Jean Moschus, Le pré spirituel, introduction et traduction de M.-M. Rouët de Journel, S. J., les éditions du Cerf, Paris, 1946
Document également disponible en format numérique sur le site de la Foi orthodoxe et sur le site des Vrais chrétiens orthodoxes francophones
Saint Jean Moschus
Né à Damas (ou en Isaurie) vers le milieu du VIe siècle (entre 540 et 550), Jean Moschus, surnommé le «Tempérant » (Eukratas) embrassa très tôt la vie monastique, probablement au monastère de Saint-Théodose, proche de Jérusalem, en compagnie de Sophrone, futur patriarche de Jérusalem et compagnon de presque toute sa vie. Il se retire ensuite à la laure de Pharan, dans le désert de Juda. Il y demeure une dizaine d’années avant d’entreprendre, toujours avec Sophrone, une série de grands voyages pour visiter de nombreux monastères et y recueillir les souvenirs des saints moines qui y vivaient. Quittant la Palestine pour l’Égypte, il parcourt les couvents de Thébaïde jusqu’à la Grande Oasis, avant de séjourner dix ans encore au Sinaï, puis de regagner Jérusalem et la Palestine.
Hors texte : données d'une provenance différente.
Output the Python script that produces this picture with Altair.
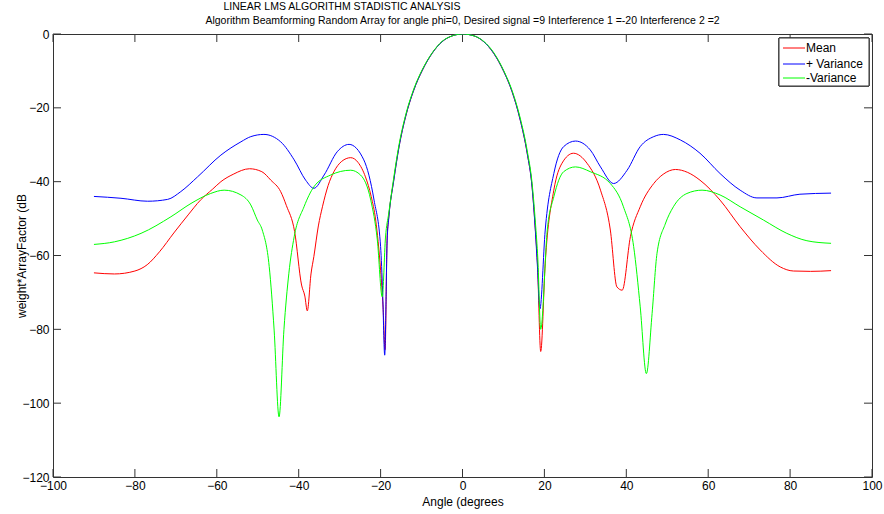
import altair as alt
import pandas as pd

TITLE_1 = "LINEAR LMS ALGORITHM STADISTIC ANALYSIS"
TITLE_2 = ("Algorithm Beamforming Random Array for angle phi=0, Desired signal =9 "
           "Interference 1 =-20 Interference 2 =2")
X_TITLE = "Angle (degrees"
Y_TITLE = "weight*ArrayFactor (dB"

SERIES = ["Mean", "+ Variance", "-Variance"]
COLORS = ["#ff0000", "#0000ff", "#00ff00"]

X_TICKS = [-100, -80, -60, -40, -20, 0, 20, 40, 60, 80, 100]
Y_TICKS = [-120, -100, -80, -60, -40, -20, 0]

# Mean (red)
MEAN_ANG = [-90, -85, -80, -77, -74, -70.5, -67, -64, -61, -59, -56, -52, -49, -46.8,
            -44.4, -43, -41, -39.3, -38.5, -37.9, -37.0, -36.3, -35.2, -34.2, -32.8,
            -31.4, -29.5, -27.3, -25.5, -23.7, -22.3, -21.2, -20, -19.4, -18.9,
            -18.4, -18, -16.8, -15.5, -13.9, -11.9, -9.8, -7.4, -5, -2.5, 0,
            2.8, 5.2, 7.6, 10.1, 12.1, 14.1, 15.8, 17, 17.8, 18.3, 19.1,
            20.2, 22.3, 24.3, 27.1, 30.4, 33.7, 36.1, 37.7, 39, 41, 43.4, 46.7, 49,
            52, 55, 58, 62.9, 67.8, 72.7, 77.6, 80.8, 85, 90]
MEAN_DB = [-64.7, -65.0, -64.2, -62.5, -59.0, -53.9, -49.0, -45.0, -42.0, -40.0, -38.0,
           -36.5, -37.3, -39.6, -42.7, -46.5, -53.5, -68, -71, -75, -65, -60.3, -52,
           -46.8, -41, -37.3, -34.5, -33.5, -34.8, -38.7, -44, -50.4, -64, -74, -85.5,
           -55, -49.5, -39.6, -30.5, -22.4, -15.2, -9.8, -5.2, -2.1, -0.5, 0,
           -0.5, -2.1, -5.2, -10.2, -15.6, -23.3, -32.3, -41.4, -53.1, -62, -86,
           -62.1, -42.3, -35, -32.3, -35, -42.3, -53.1, -68.5, -69.4, -54.9, -46.8,
           -40.5, -38, -36.7, -37.5, -39.6, -45, -52.2, -58.5, -63.1, -64.2, -64.3, -64.1]

# + Variance (blue)
PLUS_ANG = [-90, -83.4, -76.9, -72, -68.8, -64.7, -59, -54.1, -51.7, -48.5, -44.4,
            -41.1, -38.3, -36.3, -33.8, -30.6, -27.7, -24.1, -21.6, -20, -19.5, -19.0,
            -18.4, -18, -16.8, -15.5, -13.9, -11.9, -9.8, -7.4, -5, -2.5, 0,
            2.8, 5.2, 7.6, 10.1, 12.1, 14.1, 15.8, 17, 17.8, 18.3, 18.9,
            20.2, 22.3, 24.7, 27.6, 31.2, 33.7, 36.9, 40.2, 43.4, 46.7, 49.1, 53.2,
            58, 62.9, 67.8, 71.9, 76.8, 82.4, 90]
PLUS_DB = [-44, -44.5, -45.3, -44.8, -42.7, -38.7, -32.8, -29.2, -27.8, -27.2, -29.2,
           -34.1, -39.6, -41.8, -38.2, -31.9, -29.9, -34.1, -45, -57.6, -70, -87,
           -56, -49.8, -39.8, -30.6, -22.4, -15.2, -9.8, -5.2, -2.1, -0.5, 0,
           -0.5, -2.1, -5.2, -10.2, -15.6, -23.3, -32.3, -41.6, -53.5, -63, -74.5,
           -53.1, -37.8, -30.5, -29, -31.4, -36, -40.5, -36.9, -30.5, -27.8, -27.2,
           -28.7, -32.3, -37.8, -42.3, -44.4, -44.4, -43.4, -43.1]

# - Variance (green)
MINUS_ANG = [-90, -85, -78.5, -71.2, -66.3, -61.5, -58.2, -54.1, -51.7, -50.1, -48.9,
             -47.2, -46, -44.8, -43.6, -42.4, -41.1, -38.7, -36.3, -32.2, -27.3, -24.9,
             -22.4, -20.8, -19.6, -18.8, -18, -16.8, -15.5, -13.9, -11.9, -9.8, -7.4,
             -5, -2.5, 0, 2.8, 5.2, 7.6, 10.1, 12.1, 14.1, 15.8, 17, 17.8, 18.4, 19.1,
             20.7, 22.3, 24.7, 27.6, 31.2, 36.1, 39.3, 41.8, 43.4, 44.9, 46.3, 47.5,
             49.5, 51.5, 54.8, 58.5, 62.9, 67.8, 73.5, 79.2, 84.1, 90]
MINUS_DB = [-57, -56.3, -54, -49.5, -45.9, -43.2, -42.3, -43.6, -46.3, -50.4, -53.1,
            -63, -80.2, -103.7, -80, -64.8, -54.9, -46.8, -41.4, -38.2, -36.9, -38.2,
            -45, -55.8, -71.2, -55, -48.5, -39, -30, -22, -14.9, -9.6, -5.1,
            -2.0, -0.5, 0, -0.5, -2.0, -5.0, -10.0, -15.3, -22.8, -31.6, -40.5, -51, -61, -80,
            -53.1, -44.1, -37.3, -36, -37.3, -40.5, -46.8, -57.6, -73.9, -92, -75.7, -59.4,
            -51.5, -46.8, -43.2, -42.3, -43.6, -46.8, -50.4, -54, -56, -56.7]

rows = []
for name, angs, vals in [(SERIES[0], MEAN_ANG, MEAN_DB),
                         (SERIES[1], PLUS_ANG, PLUS_DB),
                         (SERIES[2], MINUS_ANG, MINUS_DB)]:
    for a, v in zip(angs, vals):
        rows.append({"series": name, "angle": a, "db": v})
df = pd.DataFrame(rows)

FONT = "Liberation Sans"
W, H = 819, 443

x_scale = alt.Scale(domain=[-100, 100], nice=False, zero=False)
y_scale = alt.Scale(domain=[-120, 0], nice=False, zero=False)

lines = alt.Chart(df).mark_line(strokeWidth=1, interpolate="monotone", clip=True).encode(
    x=alt.X("angle:Q", scale=x_scale,
            axis=alt.Axis(values=X_TICKS, title=X_TITLE, tickSize=0, domain=False,
                          grid=False, labelFlush=False, labelOverlap=False,
                          labelPadding=3, titlePadding=5, labelFontSize=12,
                          titleFontSize=12, labelFont=FONT, titleFont=FONT,
                          titleFontWeight="normal", labelColor="#000", titleColor="#000")),
    y=alt.Y("db:Q", scale=y_scale,
            axis=alt.Axis(values=Y_TICKS, title=Y_TITLE, tickSize=0, domain=False,
                          grid=False, labelOverlap=False, labelPadding=4,
                          titleX=-32, titleBaseline="middle", labelFontSize=12,
                          titleFontSize=12, labelFont=FONT, titleFont=FONT,
                          titleFontWeight="normal", labelColor="#000", titleColor="#000")),
    color=alt.Color("series:N", sort=SERIES,
                    scale=alt.Scale(domain=SERIES, range=COLORS), legend=None),
)

xt = pd.DataFrame({"angle": X_TICKS})
yt = pd.DataFrame({"db": Y_TICKS})
TICK = 8
tick_bottom = alt.Chart(xt).mark_rule(color="#333", strokeWidth=1).encode(
    x="angle:Q", y=alt.value(H), y2=alt.value(H - TICK))
tick_top = alt.Chart(xt).mark_rule(color="#333", strokeWidth=1).encode(
    x="angle:Q", y=alt.value(0), y2=alt.value(TICK))
tick_left = alt.Chart(yt).mark_rule(color="#333", strokeWidth=1).encode(
    y="db:Q", x=alt.value(0), x2=alt.value(TICK))
tick_right = alt.Chart(yt).mark_rule(color="#333", strokeWidth=1).encode(
    y="db:Q", x=alt.value(W), x2=alt.value(W - TICK))

t1 = alt.Chart(pd.DataFrame({"t": [TITLE_1]})).mark_text(
    font=FONT, fontSize=10.5, align="center", baseline="middle", color="#000").encode(
    text="t:N", x=alt.value(289), y=alt.value(-27))
t2 = alt.Chart(pd.DataFrame({"t": [TITLE_2]})).mark_text(
    font=FONT, fontSize=10.5, align="center", baseline="middle", color="#000").encode(
    text="t:N", x=alt.value(W / 2), y=alt.value(-13))

# legend (box, line samples, labels)
LEG_X0, LEG_X1, LEG_Y0, LEG_Y1 = 726, 816, 4, 52
LEG_ROWS = [14, 30, 44]
leg_df = pd.DataFrame({"series": SERIES})
legend_layers = [
    alt.Chart(leg_df).mark_rect(fill="white", stroke="#333", strokeWidth=1).encode(
        x=alt.value(LEG_X0), x2=alt.value(LEG_X1), y=alt.value(LEG_Y0), y2=alt.value(LEG_Y1))
]
for i, name in enumerate(SERIES):
    sub = alt.Chart(pd.DataFrame({"series": [name]}))
    legend_layers.append(sub.mark_rule(strokeWidth=1, color=COLORS[i]).encode(
        x=alt.value(LEG_X0 + 4), x2=alt.value(LEG_X0 + 26),
        y=alt.value(LEG_ROWS[i])))
    legend_layers.append(sub.mark_text(font=FONT, fontSize=12, align="left",
                                       baseline="middle", color="#000").encode(
        text="series:N", x=alt.value(LEG_X0 + 27), y=alt.value(LEG_ROWS[i])))

chart = alt.layer(tick_bottom, tick_top, tick_left, tick_right, lines, t1, t2,
                  *legend_layers).properties(
    width=W, height=H,
    padding={"left": 53, "top": 34, "right": 12, "bottom": 37},
    autosize=alt.AutoSizeParams(type="none"),
    background="white",
).configure_view(stroke="#333", strokeWidth=1)

chart.save("out.html", embed_options={"renderer": "svg", "actions": False})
Il la quitte définitivement en 602, après l’assassinat de l’empereur Maurice par Phocas, gagne la Phénicie et les monastères de Syrie et de Cilicie, puis s’embarque pour Alexandrie où il séjourne encore une dizaine d’années, en combattant avec Sophrone l’hérésie monophysite. Devant la menace d’une invasion perse en Égypte, il décide de partir pour Rome et, en cours de route, visite les monastères de Chypre et de Samos. Arrivé à Rome, il rédige Le Pré spirituel, dédié à Sophrone, qui se chargera de l’éditer après sa mort survenue à une date incertaine (619? 634?). Selon ses dernières volontés, son corps sera ramené en Palestine par les soins de Sophrone pour être enseveli dans le monastère de Saint-Théodose.
Cf. C. Mondésert – J.-N. Guinot, Lire les pères de l’Église, dans la collection « Sources chrétiennes », Cerf, Paris 2012, p.132-133.